You knew it was coming. Usually it doesn’t start up until the second week. But accusations are now flying, claiming that the reason Canada has no medals in the Olympics yet is due to the fact that our “sport spending” falls short:
“Why are they so good?” Diving Canada technical director Mitch Geller said Tuesday after the Chinese synchronized diving team easily won a gold medal in the women’s competition and the Canadians finished seventh. “They screen tons of kids. They put them all through some very, very good fundamental training. And then the cream rises to the top.” In Canada, governments and business are offering more money than ever, but the country’s sport spending lags behind that of China, Russia and other modern countries.
Wow. Did anyone tell Mitch that China, that most modern of countries, is a totalitarian dictatorship which may go some way to explain how they get to “screen tons of kids”? That the Chinese even measure kids by the ton may have been a hint.
But setting aside of those dreams of Nicolae Ceausescu’s 1970’s gymnastics teams – though he apparently hated sport – have to explain how it is that those who are well funded, got to China and have the best chances have failed. Yesterday, Brent Hayden, Canada’s fastest man in the pool, the reigning world champion failed to make the Olympic men’s 100-metre freestyle final. Ottawa’s fault? Did you know we had the fifth best fencer? She lost in her first match. She gone. Stephen Harper made it so. Personally. So unmodern of him.

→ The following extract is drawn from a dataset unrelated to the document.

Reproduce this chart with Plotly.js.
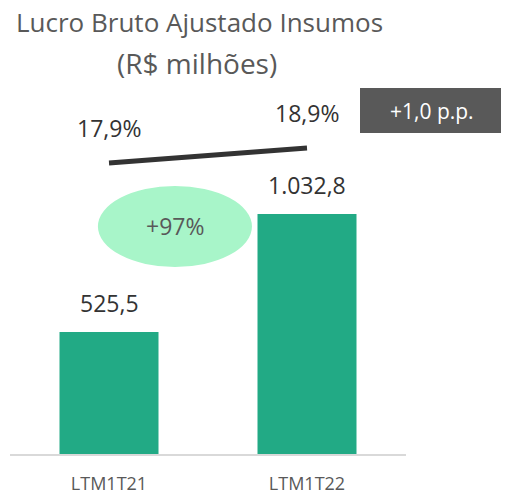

There are reasons our entertainments are not as entertaining as others – and Olympic sport is just that, entertainment. First, we are a middling nation with middling resources which are actually allocated by Federal and Provincial governments ranging from socialists to neo-cons with a great measure of prudence. Second, we lack a pervasive national joy in achievement that drives the competitive spirit. Third, we simply like winter sports better. Fourth, the CFL gets all the real cash from Ottawa and you might as well get used to it.
Do you care? I don’t. I am happy to see some Canadians play an excellent game of softball and even was interested to see we have a men’s field hockey team even if the Ozzies smoked them. That’s what the Olympics mean to me – learning that we have citizens who love weird sports, having a slight interest in that oddly placed passion rise to my mind’s eye for about seven minutes and then moving on, forgetting them for another four years.